Display session, Tuesday, June 09
Atlas Ballroom,

[42.04] Non-standard Halo Models and MACHO Mass Estimates

E. Gates (U. Chicago and Adler Planetarium), G. Gyuk (S.I.S.S.A.), N. W. Evans (Oxford)

Current microlensing data in the direction of the LMC indicate that in the context of a spherical isothermal model with a Maxwellian velocity distribution, some significant fraction of the Galactic halo is composed of MACHOs with masses roughly in the range 0.1 to 1.0 M\sun. Such masses are consistent with several astrophysical candidates for MACHOs -- white dwarfs, neutron stars, and black holes -- each of which presents serious challenges for stellar formation and evolution theories.
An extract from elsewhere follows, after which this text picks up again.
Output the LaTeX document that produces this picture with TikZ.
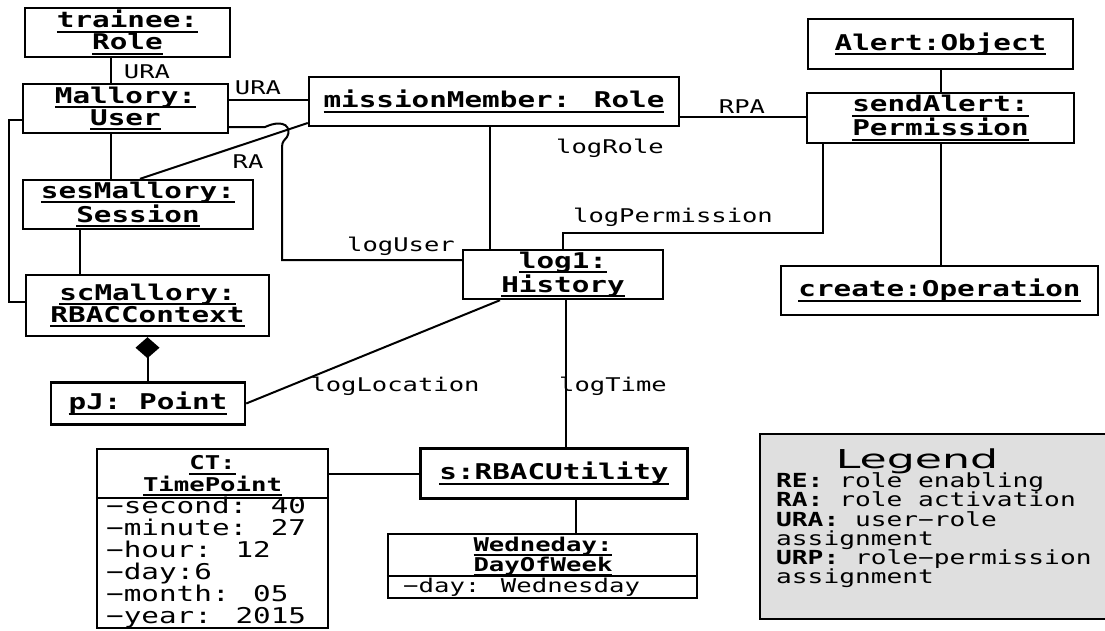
\documentclass[tikz,border=0pt]{standalone}
\usepackage{fontspec}
\usetikzlibrary{arrows.meta}
\newfontfamily\monof[FakeStretch=1.35]{DejaVu Sans Mono}
\newfontfamily\titlef[FakeStretch=1.7]{DejaVu Sans}
\newsavebox\ulbox
\newcommand\ulx[1]{\sbox\ulbox{#1}\rlap{\rule[-5pt]{\wd\ulbox}{2pt}}\usebox\ulbox}

\begin{document}
\begin{tikzpicture}[x=1pt,y=-1pt,
  obj/.style={draw, line width=2.4pt, inner sep=0pt, align=center,
    font=\monof\bfseries\fontsize{21.7}{22}\selectfont},
  smallname/.style={inner sep=0pt, align=center,
    font=\monof\bfseries\fontsize{19}{19}\selectfont},
  frame/.style={draw, line width=2.4pt, inner sep=0pt},
  conn/.style={line width=2pt},
  lbl/.style={inner sep=0pt, font=\monof\fontsize{18.9}{20}\selectfont},
  attr/.style={inner sep=0pt, align=left, anchor=west,
    font=\monof\fontsize{21.7}{22}\selectfont},
  legline/.style={inner sep=0pt, anchor=west, text height=14pt, text depth=4.5pt,
    font=\monof\fontsize{19.4}{19}\selectfont},
]
\useasboundingbox (0,0) rectangle (1105,630);

% object boxes
\node[obj, minimum width=205pt, minimum height=49pt] (trainee) at (127.5,32.5) {\ulx{trainee:}\\\ulx{Role}};
\node[obj, minimum width=205pt, minimum height=49pt] (mallory) at (125.5,108.5) {\ulx{Mallory:}\\\ulx{User}};
\node[obj, minimum width=370pt, minimum height=49pt] (member) at (494,101.5) {\ulx{missionMember: Role}};
\node[obj, minimum width=265pt, minimum height=50pt] (alert) at (940.5,44) {\ulx{Alert:Object}};
\node[obj, minimum width=267pt, minimum height=50pt] (send) at (940.5,118) {\ulx{sendAlert:}\\\ulx{Permission}};
\node[obj, minimum width=230pt, minimum height=49pt] (ses) at (138,204.5) {\ulx{sesMallory:}\\\ulx{Session}};
\node[obj, minimum width=200pt, minimum height=49pt] (log) at (563,274.5) {\ulx{log1:}\\\ulx{History}};
\node[obj, minimum width=317pt, minimum height=49pt] (create) at (939.5,290.5) {\ulx{create:Operation}};
\node[obj, minimum width=243pt, minimum height=61pt] (sc) at (147.5,305.5) {\ulx{scMallory:}\\\ulx{RBACContext}};
\node[obj, minimum width=194pt, minimum height=42pt] (pj) at (148,403.5) {\ulx{pJ: Point}};
\node[obj, minimum width=267pt, minimum height=50pt] (util) at (554,473.5) {\ulx{s:RBACUtility}};

% CT: TimePoint with attribute compartment
\node[frame, minimum width=231pt, minimum height=179pt] (ct) at (212.5,538.5) {};
\draw[conn] ([yshift=40.5pt]ct.west) -- ([yshift=40.5pt]ct.east);
\node[smallname] (cthead) at (212.5,476) {\ulx{CT:}\\\ulx{TimePoint}};
\node[attr] (ctattr) at (106,563) {−second: 40\\−minute: 27\\−hour: 12\\−day:6\\−month: 05\\−year: 2015};

% Wedneday: DayOfWeek with attribute compartment
\node[frame, minimum width=309pt, minimum height=64pt] (wed) at (542.5,566) {};
\draw[conn] ([yshift=-10pt]wed.west) -- ([yshift=-10pt]wed.east);
\node[smallname] (wedhead) at (543,556.5) {\ulx{Wedneday:}\\\ulx{DayOfWeek}};
\node[attr, font=\monof\fontsize{19}{19}\selectfont] (wedattr) at (403,587) {−day: Wednesday};

% connectors
\draw[conn] ([xshift=-16.5pt]trainee.south) -- ([xshift=-14.5pt]mallory.north);
\draw[conn] ([yshift=8.5pt]mallory.east) coordinate (ura) -- (ura -| member.west);
\draw[conn] ([yshift=-18.5pt]mallory.east) -- (265,127)
  .. controls (285,118) and (292,128) .. (287,137)
  .. controls (285,140) and (282,141) .. (282,147)
  |- ([yshift=14.5pt]log.west);
\draw[conn] ([xshift=2pt]ses.north) -- ([yshift=-21.5pt]member.west);
\draw[conn] ([xshift=-14.5pt]mallory.south) -- ([xshift=-27pt]ses.north);
\draw[conn] ([xshift=-58pt]ses.south) -- ([xshift=-67.5pt]sc.north);
\draw[conn] ([yshift=-11.5pt]mallory.west) -- ++(-13,0) |- ([yshift=3.5pt]sc.west);
\draw[conn] ([xshift=-4pt]member.south) -- ([xshift=-73pt]log.north);
\draw[conn] ([yshift=-15.5pt]member.east) coordinate (rpa) -- (rpa -| send.west);
\draw[conn] ([xshift=-117.5pt]send.south) -- ++(0,89) -| (log.north);
\draw[conn] (alert.south) -- (send.north);
\draw[conn] (send.south) -- (send.south |- create.north);
\draw[conn] ([xshift=-63pt]log.south) -- (pj.east);
\draw[conn] ([xshift=3pt]log.south) coordinate (lt) -- (lt |- util.north);
\draw[conn] (util.west) -- (util.west -| ct.east);
\draw[conn] ([xshift=22pt]util.south) coordinate (uw) -- (uw |- wed.north);
\draw[conn, {Diamond[length=21pt,width=24pt]}-] (sc.south) -- (sc.south |- pj.north);

% connector labels
\node[lbl] (l1) at (147,72) {URA};
\node[lbl] (l2) at (258,88) {URA};
\node[lbl] (l3) at (248,162) {RA};
\node[lbl] (l4) at (742,107) {RPA};
\node[lbl] (l5) at (610,148) {logRole};
\node[lbl] (l6) at (673,217) {logPermission};
\node[lbl] (l7) at (401,246) {logUser};
\node[lbl] (l8) at (395,386) {logLocation};
\node[lbl] (l9) at (613,386) {logTime};

% legend
\node[draw, line width=2pt, fill=gray!25, inner sep=0pt, anchor=north west,
  minimum width=352pt, minimum height=185pt] (legend) at (759,433) {};
\node[inner sep=0pt, font=\titlef\fontsize{26}{28}\selectfont] (legtitle) at (917,461) {Legend};
\node[legline] (lg1) at (776,483) {\textbf{RE:} role enabling};
\node[legline] (lg2) at (776,502.2) {\textbf{RA:} role activation};
\node[legline] (lg3) at (776,521.4) {\textbf{URA:} user−role};
\node[legline] (lg4) at (776,540.6) {assignment};
\node[legline] (lg5) at (776,559.8) {\textbf{URP:} role−permission};
\node[legline] (lg6) at (776,579) {assignment};
\end{tikzpicture}
\end{document}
However, the MACHO component of the halo, if it is not the major component, as in Cold Dark Matter scenarios, may have a very different distribution from the typically assumed spherical isothermal model. The MACHO distribution may be in a significantly flattened halo and/or, due to dissipation, more centrally condensed. In addition, such a distribution is likely to be anisotropic and may have a significant rotational component. The velocity dispersion and mass density distribution which describe the halo model are crucial input parameters in extracting an estimate of the lens mass from the data. We investigate several non-standard halo models and their implications for the lens mass derived from event timescales. We examine two classes of models with a bulk rotational component of the halo velocity distribution: a highly flattened 1/r^2 halo, and a spheroid-like population with whose density falls off as 1/r^3.5. The highly flattened 1/r^2 models can decrease the implied average MACHO mass only marginally and the spheroid models not at all. Generally, rotational models cannot bring the MACHO mass implied by the current microlensing data down to the sub-stellar range. We also analyze the effects of velocity anisotropy on the inferred microlensing masses and find that populations of brown dwarfs with smoothly decreasing densities and dynamically mixed velocity distributions cannot be responsible for the microlensing events.